Friday, 11 September 2015

Review: Isla and the Happily Ever After

Author: Stephanie Perkins
Pages: 339 
Publisher: Dutton
Release Date: August 14th, 2014
Status: Anna and the French Kiss #3

Synopsis (from Goodreads):

Hopeless romantic Isla has had a crush on introspective cartoonist Josh since their first year at the School of America in Paris. And after a chance encounter in Manhattan over the summer, romance might be closer than Isla imagined. But as they begin their senior year back in France, Isla and Josh are forced to confront the challenges every young couple must face, including family drama, uncertainty about their college futures, and the very real possibility of being apart. 

Featuring cameos from fan-favorites Anna, √Čtienne, Lola, and Cricket, this sweet and sexy story of true love—set against the stunning backdrops of New York City, Paris, and Barcelona—is a swoonworthy conclusion to Stephanie Perkins’s beloved series.


Isla and the Happily Ever After is the end of the French Kiss books, and let me tell you it will melt your hearts! If you're looking for a love story about true love, then this is the book for you.
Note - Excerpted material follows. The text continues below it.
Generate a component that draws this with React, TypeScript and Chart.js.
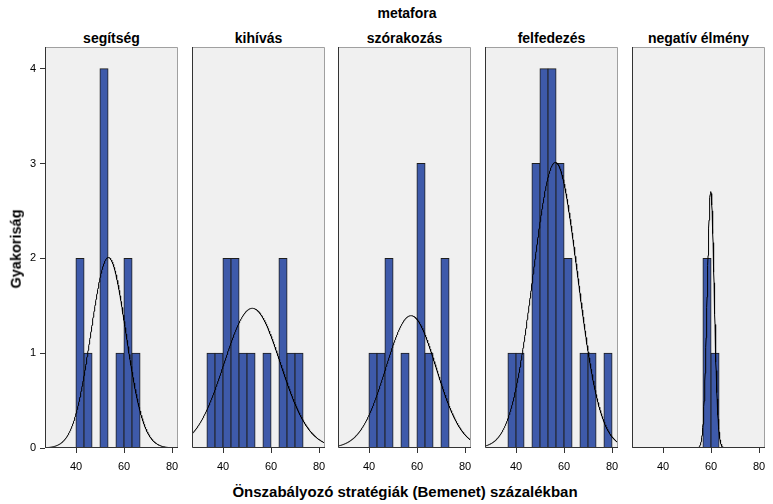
import React, { useEffect, useRef } from 'react';
import { Chart, registerables } from 'chart.js';

Chart.register(...registerables);

// ---- data ----
const superTitle = 'metafora';
const panelTitles = ['segítség', 'kihívás', 'szórakozás', 'felfedezés', 'negatív élmény'];
const xAxisTitle = 'Önszabályozó stratégiák (Bemenet) százalékban';
const yAxisTitle = 'Gyakoriság';

const binCenters = [35, 38.333, 41.667, 45, 48.333, 51.667, 55, 58.333, 61.667, 65, 68.333, 71.667, 75, 78.333];
const binWidth = 3.3333;

const countsSegitseg = [0, 0, 2, 1, 0, 4, 0, 1, 2, 1, 0, 0, 0, 0];
const countsKihivas = [1, 1, 2, 2, 1, 1, 0, 1, 0, 2, 1, 1, 0, 0];
const countsSzorakozas = [0, 0, 1, 1, 2, 0, 1, 0, 3, 1, 0, 2, 0, 0];
const countsFelfedezes = [0, 1, 1, 0, 3, 4, 4, 3, 2, 0, 1, 1, 0, 1];
const countsNegativ = [0, 0, 0, 0, 0, 0, 0, 2, 1, 0, 0, 0, 0, 0];
const panelCounts = [countsSegitseg, countsKihivas, countsSzorakozas, countsFelfedezes, countsNegativ];

// fitted normal curves (mean, standard deviation)
const normalMeans = [53.5, 52.2, 57.5, 56.4, 59.9];
const normalSDs = [7.28, 11.73, 10.48, 9.27, 1.475];

const xTicks = [40, 60, 80];
const yTicks = [0, 1, 2, 3, 4];
const xMin = 27.083;
const xMax = 82.5;
const yMax = 4.23;

// ---- layout ----
const PANEL_LEFTS = [45, 192, 338, 485, 632];
const PANEL_W = 133;
const CANVAS_TOP = 40;
const PAD_TOP = 7;
const PLOT_H = 401;
const XAXIS_H = 30;
const PAD_RIGHT = 4;
const YAXIS_W = 45;

const FONT = "'Liberation Sans', Arial, sans-serif";

const framePlugin = {
  id: 'panelFrame',
  beforeDraw(chart: any) {
    const { ctx, chartArea: a } = chart;
    ctx.save();
    ctx.fillStyle = '#f0f0f0';
    ctx.fillRect(a.left, a.top, a.right - a.left, a.bottom - a.top);
    ctx.restore();
  },
  afterDraw(chart: any) {
    const { ctx, chartArea: a } = chart;
    ctx.save();
    ctx.lineWidth = 1;
    ctx.strokeStyle = '#a0a0a0';
    ctx.beginPath();
    ctx.moveTo(a.left, a.top + 0.5);
    ctx.lineTo(a.right - 0.5, a.top + 0.5);
    ctx.lineTo(a.right - 0.5, a.bottom);
    ctx.stroke();
    ctx.strokeStyle = '#333333';
    ctx.beginPath();
    ctx.moveTo(a.left + 0.5, a.top);
    ctx.lineTo(a.left + 0.5, a.bottom - 0.5);
    ctx.lineTo(a.right, a.bottom - 0.5);
    ctx.stroke();
    ctx.restore();
  },
};

function Panel({ index }: { index: number }) {
  const ref = useRef<HTMLCanvasElement | null>(null);
  const leftW = index === 0 ? YAXIS_W : 0;
  const width = leftW + PANEL_W + PAD_RIGHT;
  const height = PAD_TOP + PLOT_H + XAXIS_H;

  useEffect(() => {
    if (!ref.current) return;
    const counts = panelCounts[index];
    const n = counts.reduce((s, v) => s + v, 0);
    const mean = normalMeans[index];
    const sd = normalSDs[index];
    const barData = binCenters.map((c, i) => ({ x: c, y: counts[i] > 0 ? counts[i] : null }));
    const curve: { x: number; y: number }[] = [];
    for (let x = xMin; x <= xMax + 1e-9; x += 0.1) {
      const z = (x - mean) / sd;
      curve.push({ x, y: (n * binWidth * Math.exp(-0.5 * z * z)) / (sd * Math.sqrt(2 * Math.PI)) });
    }
    const chart = new Chart(ref.current, {
      type: 'line',
      data: {
        datasets: [
          {
            type: 'line',
            data: curve,
            borderColor: '#000000',
            borderWidth: 1,
            pointRadius: 0,
            fill: false,
            tension: 0,
            order: 0,
          } as any,
          {
            type: 'bar',
            data: barData,
            backgroundColor: '#3e5aaa',
            borderColor: '#1e1e1e',
            borderWidth: 1,
            borderSkipped: false,
            inflateAmount: 0.5,
            barPercentage: 1,
            categoryPercentage: 1,
            order: 1,
          } as any,
        ],
      },
      options: {
        responsive: false,
        animation: false,
        events: [],
        layout: { padding: { top: PAD_TOP, right: PAD_RIGHT, left: 0, bottom: 0 } },
        plugins: { legend: { display: false }, tooltip: { enabled: false }, title: { display: false } },
        scales: {
          x: {
            type: 'linear',
            min: xMin,
            max: xMax,
            offset: false,
            afterBuildTicks: (s: any) => {
              s.ticks = xTicks.map((v) => ({ value: v }));
            },
            afterFit: (s: any) => {
              s.height = XAXIS_H;
              s.paddingLeft = 0;
              s.paddingRight = 0;
            },
            ticks: { font: { family: FONT, size: 11 }, color: '#000', padding: 7, maxRotation: 0, autoSkip: false },
            grid: { offset: false, drawOnChartArea: false, drawTicks: true, tickLength: 5, color: '#333333' },
            border: { display: false },
          },
          y: {
            type: 'linear',
            min: 0,
            max: yMax,
            display: index === 0,
            afterBuildTicks: (s: any) => {
              s.ticks = yTicks.map((v) => ({ value: v }));
            },
            afterFit: (s: any) => {
              s.width = index === 0 ? YAXIS_W : 0;
              s.paddingTop = 0;
              s.paddingBottom = 0;
            },
            ticks: { font: { family: FONT, size: 11 }, color: '#000', padding: 4 },
            grid: { drawOnChartArea: false, drawTicks: true, tickLength: 5, color: '#333333' },
            border: { display: false },
          },
        },
      } as any,
      plugins: [framePlugin],
    });
    return () => chart.destroy();
  }, [index]);

  return (
    <canvas
      ref={ref}
      width={width}
      height={height}
      style={{
        position: 'absolute',
        left: PANEL_LEFTS[index] - leftW,
        top: CANVAS_TOP,
        width,
        height,
      }}
    />
  );
}

function Label({ text, cx, cy, rotate, size }: { text: string; cx: number; cy: number; rotate?: boolean; size?: number }) {
  return (
    <div
      style={{
        position: 'absolute',
        left: cx,
        top: cy,
        transform: `translate(-50%, -50%)${rotate ? ' rotate(-90deg)' : ''}`,
        whiteSpace: 'nowrap',
        fontFamily: FONT,
        fontWeight: 'bold',
        fontSize: size ?? 14,
        lineHeight: 1,
        color: '#000',
      }}
    >
      {text}
    </div>
  );
}

export default function App() {
  return (
    <div
      style={{
        position: 'absolute',
        left: 0,
        top: 0,
        width: 773,
        height: 504,
        background: '#ffffff',
        overflow: 'hidden',
      }}
    >
      <Label text={superTitle} cx={407} cy={13} />
      {panelTitles.map((t, i) => (
        <Label key={t} text={t} cx={PANEL_LEFTS[i] + PANEL_W / 2} cy={38} />
      ))}
      {panelTitles.map((t, i) => (
        <Panel key={'p' + i} index={i} />
      ))}
      <Label text={yAxisTitle} cx={16} cy={249} rotate size={14.5} />
      <Label text={xAxisTitle} cx={405} cy={491} size={15} />
    </div>
  );
}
Isla's a really quiet person, and when she get's the chance to have an actual conversation with the guy of her dreams, Josh, she's determined to get to know him more. When their friendship quickly turns into romance, they have to deal with the repercussions of falling in love.

 If you think Anna taking notes on how to pronounce french phrases in Anna and the French Kiss was really awkward, think again: out of all the narrators, Isla is the most quiet, most socially awkward, yet the most developed out of all of them in my opinion.

While it's easy to say that Isla's character is too boy crazy, and that her life solely revolves around Josh. But we have to understand that without Josh, Isla wouldn't have become her own person. Before her relationship with him, she was really introverted and not used to taking risks, but after all the two had gone through, she slowly started realizing it was time for her to start making her own decisions, and going on her own adventures.

The overall story was very overdramatic love story that just played at your heart strings. Perkins has the ability to turn the YA contemporary genre into something light-hearted yet serious, with dashes of quirkiness and lots of cute romance.

Isla was a wonderful book, and I am sad to see one of my favour series finally ending. If you're looking for something romantic, something funny, and something to make you fall in love with Paris, then I totally recommend reading the entire Anna and the French Kiss trilogy!